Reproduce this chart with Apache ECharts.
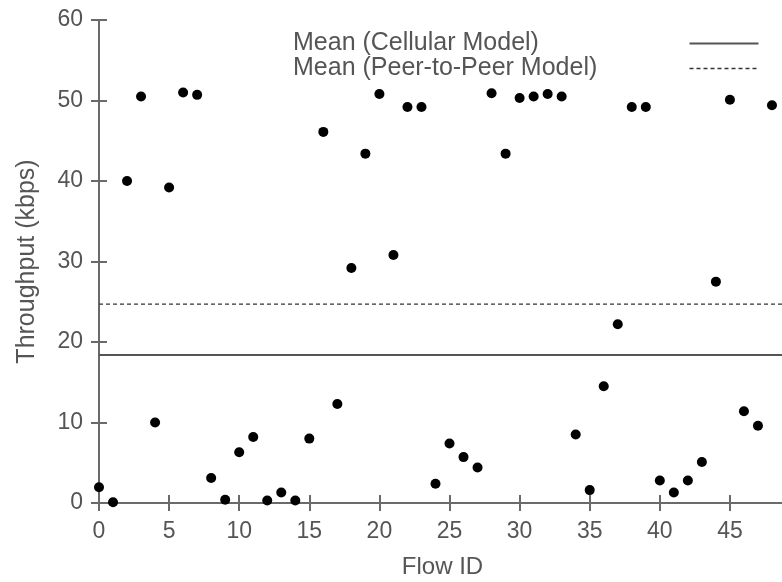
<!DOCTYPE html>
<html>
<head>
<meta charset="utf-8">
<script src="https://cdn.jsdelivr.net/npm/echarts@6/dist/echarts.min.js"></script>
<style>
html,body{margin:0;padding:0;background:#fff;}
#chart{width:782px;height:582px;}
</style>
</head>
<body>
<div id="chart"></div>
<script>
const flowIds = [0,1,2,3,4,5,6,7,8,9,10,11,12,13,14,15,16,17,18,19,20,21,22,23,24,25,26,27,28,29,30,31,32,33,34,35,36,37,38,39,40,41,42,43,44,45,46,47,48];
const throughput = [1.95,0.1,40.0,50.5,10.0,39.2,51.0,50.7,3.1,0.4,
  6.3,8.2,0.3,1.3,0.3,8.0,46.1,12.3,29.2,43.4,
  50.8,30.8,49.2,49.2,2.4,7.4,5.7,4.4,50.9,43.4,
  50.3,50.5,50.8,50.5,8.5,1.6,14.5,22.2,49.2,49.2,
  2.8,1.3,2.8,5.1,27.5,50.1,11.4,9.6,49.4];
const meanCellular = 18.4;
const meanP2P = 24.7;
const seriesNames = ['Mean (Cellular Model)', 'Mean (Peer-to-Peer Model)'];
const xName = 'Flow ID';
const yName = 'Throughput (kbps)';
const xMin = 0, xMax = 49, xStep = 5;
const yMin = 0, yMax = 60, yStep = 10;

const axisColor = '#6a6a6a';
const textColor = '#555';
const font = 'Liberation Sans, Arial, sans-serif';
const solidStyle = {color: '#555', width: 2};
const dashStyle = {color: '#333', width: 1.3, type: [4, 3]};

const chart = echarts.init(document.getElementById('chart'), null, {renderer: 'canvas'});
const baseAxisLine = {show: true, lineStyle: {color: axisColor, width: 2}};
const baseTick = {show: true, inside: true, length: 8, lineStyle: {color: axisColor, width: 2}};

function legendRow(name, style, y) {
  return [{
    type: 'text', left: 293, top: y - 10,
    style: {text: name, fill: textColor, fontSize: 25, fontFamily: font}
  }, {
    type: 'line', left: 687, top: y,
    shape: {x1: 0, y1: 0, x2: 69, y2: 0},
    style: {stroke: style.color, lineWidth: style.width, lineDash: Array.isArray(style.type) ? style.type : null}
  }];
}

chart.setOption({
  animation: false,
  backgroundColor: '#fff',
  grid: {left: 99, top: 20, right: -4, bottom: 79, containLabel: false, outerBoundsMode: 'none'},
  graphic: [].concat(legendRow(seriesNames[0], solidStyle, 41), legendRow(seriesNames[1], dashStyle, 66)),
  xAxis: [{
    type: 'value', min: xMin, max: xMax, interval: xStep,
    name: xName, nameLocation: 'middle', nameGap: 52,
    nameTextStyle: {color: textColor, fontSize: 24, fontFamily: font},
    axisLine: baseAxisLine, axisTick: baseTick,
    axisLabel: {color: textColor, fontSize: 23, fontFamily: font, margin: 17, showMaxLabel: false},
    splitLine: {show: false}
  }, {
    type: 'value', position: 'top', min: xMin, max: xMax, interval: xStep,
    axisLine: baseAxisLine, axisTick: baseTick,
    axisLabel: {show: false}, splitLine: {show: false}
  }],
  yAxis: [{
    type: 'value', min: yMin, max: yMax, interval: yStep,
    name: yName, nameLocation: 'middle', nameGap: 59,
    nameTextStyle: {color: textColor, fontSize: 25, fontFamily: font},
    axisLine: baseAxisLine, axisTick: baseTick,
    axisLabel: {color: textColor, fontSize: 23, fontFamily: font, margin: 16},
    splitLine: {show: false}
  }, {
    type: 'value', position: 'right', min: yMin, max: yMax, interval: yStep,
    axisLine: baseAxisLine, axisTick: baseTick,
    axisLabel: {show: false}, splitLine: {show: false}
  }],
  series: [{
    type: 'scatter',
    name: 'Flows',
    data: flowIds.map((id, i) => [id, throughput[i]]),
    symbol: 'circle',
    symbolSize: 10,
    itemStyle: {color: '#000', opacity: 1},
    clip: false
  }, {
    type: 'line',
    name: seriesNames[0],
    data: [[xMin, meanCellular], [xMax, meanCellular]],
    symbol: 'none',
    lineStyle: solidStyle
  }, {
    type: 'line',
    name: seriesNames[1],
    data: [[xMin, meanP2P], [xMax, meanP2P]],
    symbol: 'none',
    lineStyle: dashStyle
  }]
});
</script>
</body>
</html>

• • • •

Exercise instructions:
Restate the listing above word for word, and skip the pictures.

The completed task:
Reproduce this chart with Apache ECharts.
<!DOCTYPE html>
<html>
<head>
<meta charset="utf-8">
<script src="https://cdn.jsdelivr.net/npm/echarts@6/dist/echarts.min.js"></script>
<style>
html,body{margin:0;padding:0;background:#fff;}
#chart{width:782px;height:582px;}
</style>
</head>
<body>
<div id="chart"></div>
<script>
const flowIds = [0,1,2,3,4,5,6,7,8,9,10,11,12,13,14,15,16,17,18,19,20,21,22,23,24,25,26,27,28,29,30,31,32,33,34,35,36,37,38,39,40,41,42,43,44,45,46,47,48];
const throughput = [1.95,0.1,40.0,50.5,10.0,39.2,51.0,50.7,3.1,0.4,
  6.3,8.2,0.3,1.3,0.3,8.0,46.1,12.3,29.2,43.4,
  50.8,30.8,49.2,49.2,2.4,7.4,5.7,4.4,50.9,43.4,
  50.3,50.5,50.8,50.5,8.5,1.6,14.5,22.2,49.2,49.2,
  2.8,1.3,2.8,5.1,27.5,50.1,11.4,9.6,49.4];
const meanCellular = 18.4;
const meanP2P = 24.7;
const seriesNames = ['Mean (Cellular Model)', 'Mean (Peer-to-Peer Model)'];
const xName = 'Flow ID';
const yName = 'Throughput (kbps)';
const xMin = 0, xMax = 49, xStep = 5;
const yMin = 0, yMax = 60, yStep = 10;

const axisColor = '#6a6a6a';
const textColor = '#555';
const font = 'Liberation Sans, Arial, sans-serif';
const solidStyle = {color: '#555', width: 2};
const dashStyle = {color: '#333', width: 1.3, type: [4, 3]};

const chart = echarts.init(document.getElementById('chart'), null, {renderer: 'canvas'});
const baseAxisLine = {show: true, lineStyle: {color: axisColor, width: 2}};
const baseTick = {show: true, inside: true, length: 8, lineStyle: {color: axisColor, width: 2}};

function legendRow(name, style, y) {
  return [{
    type: 'text', left: 293, top: y - 10,
    style: {text: name, fill: textColor, fontSize: 25, fontFamily: font}
  }, {
    type: 'line', left: 687, top: y,
    shape: {x1: 0, y1: 0, x2: 69, y2: 0},
    style: {stroke: style.color, lineWidth: style.width, lineDash: Array.isArray(style.type) ? style.type : null}
  }];
}

chart.setOption({
  animation: false,
  backgroundColor: '#fff',
  grid: {left: 99, top: 20, right: -4, bottom: 79, containLabel: false, outerBoundsMode: 'none'},
  graphic: [].concat(legendRow(seriesNames[0], solidStyle, 41), legendRow(seriesNames[1], dashStyle, 66)),
  xAxis: [{
    type: 'value', min: xMin, max: xMax, interval: xStep,
    name: xName, nameLocation: 'middle', nameGap: 52,
    nameTextStyle: {color: textColor, fontSize: 24, fontFamily: font},
    axisLine: baseAxisLine, axisTick: baseTick,
    axisLabel: {color: textColor, fontSize: 23, fontFamily: font, margin: 17, showMaxLabel: false},
    splitLine: {show: false}
  }, {
    type: 'value', position: 'top', min: xMin, max: xMax, interval: xStep,
    axisLine: baseAxisLine, axisTick: baseTick,
    axisLabel: {show: false}, splitLine: {show: false}
  }],
  yAxis: [{
    type: 'value', min: yMin, max: yMax, interval: yStep,
    name: yName, nameLocation: 'middle', nameGap: 59,
    nameTextStyle: {color: textColor, fontSize: 25, fontFamily: font},
    axisLine: baseAxisLine, axisTick: baseTick,
    axisLabel: {color: textColor, fontSize: 23, fontFamily: font, margin: 16},
    splitLine: {show: false}
  }, {
    type: 'value', position: 'right', min: yMin, max: yMax, interval: yStep,
    axisLine: baseAxisLine, axisTick: baseTick,
    axisLabel: {show: false}, splitLine: {show: false}
  }],
  series: [{
    type: 'scatter',
    name: 'Flows',
    data: flowIds.map((id, i) => [id, throughput[i]]),
    symbol: 'circle',
    symbolSize: 10,
    itemStyle: {color: '#000', opacity: 1},
    clip: false
  }, {
    type: 'line',
    name: seriesNames[0],
    data: [[xMin, meanCellular], [xMax, meanCellular]],
    symbol: 'none',
    lineStyle: solidStyle
  }, {
    type: 'line',
    name: seriesNames[1],
    data: [[xMin, meanP2P], [xMax, meanP2P]],
    symbol: 'none',
    lineStyle: dashStyle
  }]
});
</script>
</body>
</html>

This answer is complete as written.